> [TASK DETAILS]:
Below is a listing; restate from it, character for character, the lines beginning at the line holding "Give me the D3.js source for this chart." and ending at the line holding "const wave = (base, v)", both included.

**********

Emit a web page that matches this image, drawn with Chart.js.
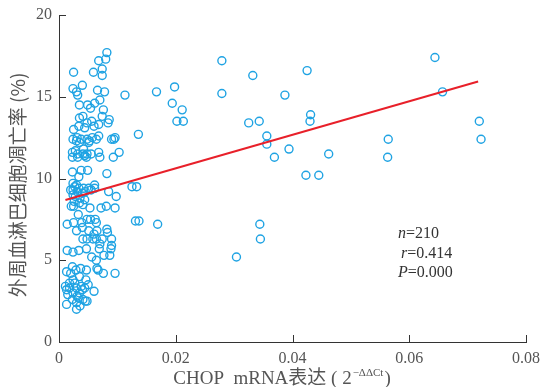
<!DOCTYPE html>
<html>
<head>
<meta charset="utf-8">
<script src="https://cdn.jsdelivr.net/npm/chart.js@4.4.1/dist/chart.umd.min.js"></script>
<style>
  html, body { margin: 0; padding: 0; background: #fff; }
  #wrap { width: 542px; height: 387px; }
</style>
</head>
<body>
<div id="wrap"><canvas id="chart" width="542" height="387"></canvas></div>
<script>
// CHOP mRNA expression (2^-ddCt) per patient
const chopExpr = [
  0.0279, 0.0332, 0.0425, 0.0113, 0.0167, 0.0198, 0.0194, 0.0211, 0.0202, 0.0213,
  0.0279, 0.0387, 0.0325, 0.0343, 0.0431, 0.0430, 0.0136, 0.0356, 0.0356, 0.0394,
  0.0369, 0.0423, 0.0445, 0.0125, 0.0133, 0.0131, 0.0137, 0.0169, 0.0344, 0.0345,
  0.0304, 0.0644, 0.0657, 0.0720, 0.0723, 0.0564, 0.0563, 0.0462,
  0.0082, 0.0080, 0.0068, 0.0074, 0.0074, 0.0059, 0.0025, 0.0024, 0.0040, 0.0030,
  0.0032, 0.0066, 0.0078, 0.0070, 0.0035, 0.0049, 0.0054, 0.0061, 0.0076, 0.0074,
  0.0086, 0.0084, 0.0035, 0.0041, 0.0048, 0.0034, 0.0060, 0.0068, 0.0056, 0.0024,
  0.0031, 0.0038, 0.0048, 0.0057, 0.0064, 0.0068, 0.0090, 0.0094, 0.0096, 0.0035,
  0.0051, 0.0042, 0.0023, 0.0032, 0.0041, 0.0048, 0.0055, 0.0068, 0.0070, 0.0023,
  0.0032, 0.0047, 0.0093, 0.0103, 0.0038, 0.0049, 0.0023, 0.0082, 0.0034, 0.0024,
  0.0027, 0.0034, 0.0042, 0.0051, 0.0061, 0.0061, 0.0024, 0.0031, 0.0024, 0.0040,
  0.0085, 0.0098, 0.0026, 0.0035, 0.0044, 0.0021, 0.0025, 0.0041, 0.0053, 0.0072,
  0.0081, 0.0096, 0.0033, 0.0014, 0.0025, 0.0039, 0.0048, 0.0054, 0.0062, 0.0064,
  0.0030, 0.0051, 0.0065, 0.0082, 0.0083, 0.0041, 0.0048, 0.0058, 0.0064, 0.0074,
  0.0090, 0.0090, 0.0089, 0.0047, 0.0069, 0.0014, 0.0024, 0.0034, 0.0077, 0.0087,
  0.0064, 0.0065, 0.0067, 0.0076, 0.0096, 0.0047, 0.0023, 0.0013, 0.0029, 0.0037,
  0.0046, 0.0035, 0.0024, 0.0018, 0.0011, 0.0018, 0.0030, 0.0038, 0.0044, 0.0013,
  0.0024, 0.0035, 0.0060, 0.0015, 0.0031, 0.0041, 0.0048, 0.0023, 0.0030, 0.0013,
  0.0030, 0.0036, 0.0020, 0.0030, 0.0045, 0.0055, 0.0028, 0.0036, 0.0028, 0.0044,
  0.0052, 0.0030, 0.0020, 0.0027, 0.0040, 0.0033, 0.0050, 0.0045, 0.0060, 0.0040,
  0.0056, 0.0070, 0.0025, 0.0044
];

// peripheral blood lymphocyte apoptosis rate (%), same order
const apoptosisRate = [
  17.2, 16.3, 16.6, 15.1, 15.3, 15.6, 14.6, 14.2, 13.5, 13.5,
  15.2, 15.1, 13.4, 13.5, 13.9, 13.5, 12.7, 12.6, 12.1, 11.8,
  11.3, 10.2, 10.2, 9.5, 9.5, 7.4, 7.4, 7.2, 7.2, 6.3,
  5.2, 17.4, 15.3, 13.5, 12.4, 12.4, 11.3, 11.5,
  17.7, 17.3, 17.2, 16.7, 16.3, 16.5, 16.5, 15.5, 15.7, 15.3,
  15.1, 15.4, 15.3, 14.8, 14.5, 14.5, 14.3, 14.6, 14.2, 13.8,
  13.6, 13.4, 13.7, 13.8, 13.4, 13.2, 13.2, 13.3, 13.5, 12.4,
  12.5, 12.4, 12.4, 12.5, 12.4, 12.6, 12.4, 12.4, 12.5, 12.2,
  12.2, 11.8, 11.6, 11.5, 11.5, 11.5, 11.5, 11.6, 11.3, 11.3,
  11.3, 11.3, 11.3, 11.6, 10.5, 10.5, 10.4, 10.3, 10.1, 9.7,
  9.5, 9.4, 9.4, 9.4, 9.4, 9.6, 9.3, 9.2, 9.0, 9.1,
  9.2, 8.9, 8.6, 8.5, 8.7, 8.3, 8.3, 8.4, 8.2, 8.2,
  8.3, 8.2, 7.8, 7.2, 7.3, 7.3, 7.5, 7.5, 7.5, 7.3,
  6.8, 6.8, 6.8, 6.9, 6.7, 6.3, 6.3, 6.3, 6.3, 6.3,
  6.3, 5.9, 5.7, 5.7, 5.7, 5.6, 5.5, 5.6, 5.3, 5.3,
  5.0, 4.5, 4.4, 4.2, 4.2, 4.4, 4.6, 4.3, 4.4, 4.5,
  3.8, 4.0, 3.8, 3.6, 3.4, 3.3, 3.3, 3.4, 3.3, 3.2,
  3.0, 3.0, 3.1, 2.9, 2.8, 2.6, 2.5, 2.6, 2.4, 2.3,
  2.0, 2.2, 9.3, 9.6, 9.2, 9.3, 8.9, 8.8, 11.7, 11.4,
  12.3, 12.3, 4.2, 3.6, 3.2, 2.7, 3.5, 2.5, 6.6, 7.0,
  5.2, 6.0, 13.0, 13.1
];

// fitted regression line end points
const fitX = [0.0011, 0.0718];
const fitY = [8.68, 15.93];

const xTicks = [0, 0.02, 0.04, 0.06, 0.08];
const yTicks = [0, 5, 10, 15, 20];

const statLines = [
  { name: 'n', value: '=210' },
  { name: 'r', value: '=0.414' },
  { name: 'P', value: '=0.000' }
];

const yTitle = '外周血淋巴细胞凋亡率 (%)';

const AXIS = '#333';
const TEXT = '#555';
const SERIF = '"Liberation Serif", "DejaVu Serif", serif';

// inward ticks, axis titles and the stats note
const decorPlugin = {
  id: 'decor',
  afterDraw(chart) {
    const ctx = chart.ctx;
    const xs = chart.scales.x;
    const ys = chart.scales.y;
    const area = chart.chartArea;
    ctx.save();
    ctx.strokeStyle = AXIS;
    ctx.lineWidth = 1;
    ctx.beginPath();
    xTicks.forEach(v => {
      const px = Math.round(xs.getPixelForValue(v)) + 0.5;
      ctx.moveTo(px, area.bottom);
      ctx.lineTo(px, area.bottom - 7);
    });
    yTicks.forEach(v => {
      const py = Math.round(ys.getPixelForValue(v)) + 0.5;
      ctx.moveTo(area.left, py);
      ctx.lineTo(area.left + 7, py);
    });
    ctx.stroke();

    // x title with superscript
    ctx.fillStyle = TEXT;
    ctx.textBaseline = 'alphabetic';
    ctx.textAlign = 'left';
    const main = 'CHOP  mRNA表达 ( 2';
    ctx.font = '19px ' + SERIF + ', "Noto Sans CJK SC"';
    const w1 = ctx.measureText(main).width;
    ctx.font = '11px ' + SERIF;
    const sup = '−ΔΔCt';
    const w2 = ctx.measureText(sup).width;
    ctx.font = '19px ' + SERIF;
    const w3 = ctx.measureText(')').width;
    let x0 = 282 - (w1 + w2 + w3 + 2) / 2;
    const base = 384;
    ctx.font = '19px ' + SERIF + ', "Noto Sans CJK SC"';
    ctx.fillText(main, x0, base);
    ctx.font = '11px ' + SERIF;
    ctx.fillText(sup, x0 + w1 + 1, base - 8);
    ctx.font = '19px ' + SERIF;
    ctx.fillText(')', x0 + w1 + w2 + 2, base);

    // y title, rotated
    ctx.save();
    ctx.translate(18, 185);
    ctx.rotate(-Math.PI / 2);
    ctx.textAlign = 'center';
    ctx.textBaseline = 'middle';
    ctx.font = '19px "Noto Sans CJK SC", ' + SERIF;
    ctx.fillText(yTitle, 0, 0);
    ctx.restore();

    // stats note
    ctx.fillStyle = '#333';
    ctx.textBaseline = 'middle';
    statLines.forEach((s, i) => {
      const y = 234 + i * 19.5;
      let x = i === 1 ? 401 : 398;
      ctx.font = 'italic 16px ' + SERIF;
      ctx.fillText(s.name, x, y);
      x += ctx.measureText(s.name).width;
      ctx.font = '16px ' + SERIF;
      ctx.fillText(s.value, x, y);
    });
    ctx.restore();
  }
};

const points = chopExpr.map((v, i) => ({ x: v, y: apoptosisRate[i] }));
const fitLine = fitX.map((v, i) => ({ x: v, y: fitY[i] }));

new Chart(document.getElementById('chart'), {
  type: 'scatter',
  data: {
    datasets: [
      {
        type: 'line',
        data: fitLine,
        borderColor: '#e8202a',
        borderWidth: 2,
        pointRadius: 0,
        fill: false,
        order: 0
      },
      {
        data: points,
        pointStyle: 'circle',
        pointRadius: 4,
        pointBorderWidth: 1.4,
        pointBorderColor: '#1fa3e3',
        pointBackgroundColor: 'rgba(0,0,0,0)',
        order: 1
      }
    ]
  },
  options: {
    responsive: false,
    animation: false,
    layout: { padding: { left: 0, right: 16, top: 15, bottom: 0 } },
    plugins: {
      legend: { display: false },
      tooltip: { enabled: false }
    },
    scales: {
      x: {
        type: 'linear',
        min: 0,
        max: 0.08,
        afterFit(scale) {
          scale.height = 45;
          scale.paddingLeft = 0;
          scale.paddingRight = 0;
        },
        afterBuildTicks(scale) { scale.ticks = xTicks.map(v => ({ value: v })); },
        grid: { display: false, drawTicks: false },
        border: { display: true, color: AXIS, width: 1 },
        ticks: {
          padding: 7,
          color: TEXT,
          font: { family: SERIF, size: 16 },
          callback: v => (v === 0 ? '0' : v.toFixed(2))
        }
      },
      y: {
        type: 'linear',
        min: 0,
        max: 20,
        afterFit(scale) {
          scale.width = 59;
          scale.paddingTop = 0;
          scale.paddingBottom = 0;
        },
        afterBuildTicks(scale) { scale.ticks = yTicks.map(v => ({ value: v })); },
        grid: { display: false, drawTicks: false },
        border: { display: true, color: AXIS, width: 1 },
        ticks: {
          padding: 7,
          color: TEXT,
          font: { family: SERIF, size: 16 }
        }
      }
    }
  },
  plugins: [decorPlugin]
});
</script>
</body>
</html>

**********

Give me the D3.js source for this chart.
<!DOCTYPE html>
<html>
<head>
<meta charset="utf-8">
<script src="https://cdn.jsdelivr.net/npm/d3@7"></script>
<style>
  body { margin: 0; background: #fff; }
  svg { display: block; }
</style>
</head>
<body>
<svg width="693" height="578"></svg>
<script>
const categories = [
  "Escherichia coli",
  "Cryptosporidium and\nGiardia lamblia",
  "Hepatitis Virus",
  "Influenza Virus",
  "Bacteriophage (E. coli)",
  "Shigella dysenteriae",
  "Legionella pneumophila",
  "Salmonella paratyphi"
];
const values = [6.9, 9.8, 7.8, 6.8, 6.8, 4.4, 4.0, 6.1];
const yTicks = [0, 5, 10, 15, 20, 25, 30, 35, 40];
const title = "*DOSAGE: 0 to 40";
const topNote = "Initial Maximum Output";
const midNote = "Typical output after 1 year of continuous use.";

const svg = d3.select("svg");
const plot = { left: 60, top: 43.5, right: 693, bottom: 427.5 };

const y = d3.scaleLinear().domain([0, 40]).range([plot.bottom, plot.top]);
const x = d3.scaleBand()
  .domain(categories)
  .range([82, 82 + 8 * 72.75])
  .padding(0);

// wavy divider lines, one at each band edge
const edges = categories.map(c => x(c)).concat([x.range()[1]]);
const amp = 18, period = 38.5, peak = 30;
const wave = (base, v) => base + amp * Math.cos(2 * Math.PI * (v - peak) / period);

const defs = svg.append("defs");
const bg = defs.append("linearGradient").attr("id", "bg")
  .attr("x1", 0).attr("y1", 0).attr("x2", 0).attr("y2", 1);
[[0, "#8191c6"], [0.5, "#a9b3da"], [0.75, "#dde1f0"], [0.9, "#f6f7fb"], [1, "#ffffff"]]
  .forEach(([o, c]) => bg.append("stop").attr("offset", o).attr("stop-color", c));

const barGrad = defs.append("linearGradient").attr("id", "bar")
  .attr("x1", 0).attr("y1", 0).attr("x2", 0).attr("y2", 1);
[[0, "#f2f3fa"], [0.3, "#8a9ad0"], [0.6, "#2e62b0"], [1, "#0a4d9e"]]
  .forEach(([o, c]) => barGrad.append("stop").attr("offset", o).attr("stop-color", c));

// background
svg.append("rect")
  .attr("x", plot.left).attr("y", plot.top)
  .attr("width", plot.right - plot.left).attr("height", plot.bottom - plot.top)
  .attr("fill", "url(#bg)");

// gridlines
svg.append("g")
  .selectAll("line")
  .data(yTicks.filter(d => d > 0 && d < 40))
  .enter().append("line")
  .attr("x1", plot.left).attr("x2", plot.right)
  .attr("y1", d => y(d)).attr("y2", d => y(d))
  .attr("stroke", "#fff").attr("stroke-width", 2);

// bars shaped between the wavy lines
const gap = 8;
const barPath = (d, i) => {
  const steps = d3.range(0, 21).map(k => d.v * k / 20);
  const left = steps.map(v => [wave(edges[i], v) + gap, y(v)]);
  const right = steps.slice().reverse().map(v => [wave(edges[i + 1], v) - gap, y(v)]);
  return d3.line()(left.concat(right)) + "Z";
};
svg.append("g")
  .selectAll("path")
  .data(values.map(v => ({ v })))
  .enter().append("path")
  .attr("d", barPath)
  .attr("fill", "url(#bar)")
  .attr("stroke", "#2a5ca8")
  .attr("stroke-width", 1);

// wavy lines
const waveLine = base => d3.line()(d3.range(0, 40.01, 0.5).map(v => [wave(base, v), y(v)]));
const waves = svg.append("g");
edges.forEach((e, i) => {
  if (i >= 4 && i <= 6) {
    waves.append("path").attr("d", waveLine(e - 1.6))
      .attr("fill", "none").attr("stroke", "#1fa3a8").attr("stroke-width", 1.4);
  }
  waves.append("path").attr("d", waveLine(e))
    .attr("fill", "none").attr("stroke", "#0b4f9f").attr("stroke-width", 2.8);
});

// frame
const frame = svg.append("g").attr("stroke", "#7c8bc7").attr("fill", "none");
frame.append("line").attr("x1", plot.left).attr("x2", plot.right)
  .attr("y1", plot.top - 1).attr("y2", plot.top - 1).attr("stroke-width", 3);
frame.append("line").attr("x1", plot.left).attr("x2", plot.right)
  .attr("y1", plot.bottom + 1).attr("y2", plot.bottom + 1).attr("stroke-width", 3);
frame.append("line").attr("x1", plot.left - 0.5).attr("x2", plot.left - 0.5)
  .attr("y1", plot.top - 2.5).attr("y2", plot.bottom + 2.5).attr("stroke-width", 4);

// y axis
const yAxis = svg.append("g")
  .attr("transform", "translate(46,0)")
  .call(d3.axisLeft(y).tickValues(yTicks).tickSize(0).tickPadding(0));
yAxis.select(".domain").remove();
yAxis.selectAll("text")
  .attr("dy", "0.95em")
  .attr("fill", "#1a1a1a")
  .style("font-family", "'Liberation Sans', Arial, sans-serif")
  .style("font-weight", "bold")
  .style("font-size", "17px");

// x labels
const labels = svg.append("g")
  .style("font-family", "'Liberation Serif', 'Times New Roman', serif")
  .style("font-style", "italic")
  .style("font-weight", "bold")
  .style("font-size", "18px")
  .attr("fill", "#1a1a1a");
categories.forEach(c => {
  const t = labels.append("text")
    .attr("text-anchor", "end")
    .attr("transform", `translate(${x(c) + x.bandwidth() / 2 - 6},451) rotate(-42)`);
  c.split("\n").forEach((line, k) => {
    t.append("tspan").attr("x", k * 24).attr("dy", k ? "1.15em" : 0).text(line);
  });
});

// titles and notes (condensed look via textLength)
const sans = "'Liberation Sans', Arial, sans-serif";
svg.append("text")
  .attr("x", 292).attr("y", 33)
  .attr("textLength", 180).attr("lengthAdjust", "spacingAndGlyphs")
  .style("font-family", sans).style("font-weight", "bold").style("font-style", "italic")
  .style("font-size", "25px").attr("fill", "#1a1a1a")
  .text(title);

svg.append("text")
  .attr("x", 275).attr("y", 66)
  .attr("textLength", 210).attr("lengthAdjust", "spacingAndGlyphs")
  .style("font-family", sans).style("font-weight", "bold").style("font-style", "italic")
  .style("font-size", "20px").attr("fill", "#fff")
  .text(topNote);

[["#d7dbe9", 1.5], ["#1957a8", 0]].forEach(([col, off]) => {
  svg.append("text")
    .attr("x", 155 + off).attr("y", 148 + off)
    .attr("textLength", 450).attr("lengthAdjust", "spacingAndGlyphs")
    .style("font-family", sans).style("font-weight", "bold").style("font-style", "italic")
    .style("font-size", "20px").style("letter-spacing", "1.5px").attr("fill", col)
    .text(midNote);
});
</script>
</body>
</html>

**********

> [THE OUTPUT]:
Give me the D3.js source for this chart.
<!DOCTYPE html>
<html>
<head>
<meta charset="utf-8">
<script src="https://cdn.jsdelivr.net/npm/d3@7"></script>
<style>
  body { margin: 0; background: #fff; }
  svg { display: block; }
</style>
</head>
<body>
<svg width="693" height="578"></svg>
<script>
const categories = [
  "Escherichia coli",
  "Cryptosporidium and\nGiardia lamblia",
  "Hepatitis Virus",
  "Influenza Virus",
  "Bacteriophage (E. coli)",
  "Shigella dysenteriae",
  "Legionella pneumophila",
  "Salmonella paratyphi"
];
const values = [6.9, 9.8, 7.8, 6.8, 6.8, 4.4, 4.0, 6.1];
const yTicks = [0, 5, 10, 15, 20, 25, 30, 35, 40];
const title = "*DOSAGE: 0 to 40";
const topNote = "Initial Maximum Output";
const midNote = "Typical output after 1 year of continuous use.";

const svg = d3.select("svg");
const plot = { left: 60, top: 43.5, right: 693, bottom: 427.5 };

const y = d3.scaleLinear().domain([0, 40]).range([plot.bottom, plot.top]);
const x = d3.scaleBand()
  .domain(categories)
  .range([82, 82 + 8 * 72.75])
  .padding(0);

// wavy divider lines, one at each band edge
const edges = categories.map(c => x(c)).concat([x.range()[1]]);
const amp = 18, period = 38.5, peak = 30;
const wave = (base, v) => base + amp * Math.cos(2 * Math.PI * (v - peak) / period);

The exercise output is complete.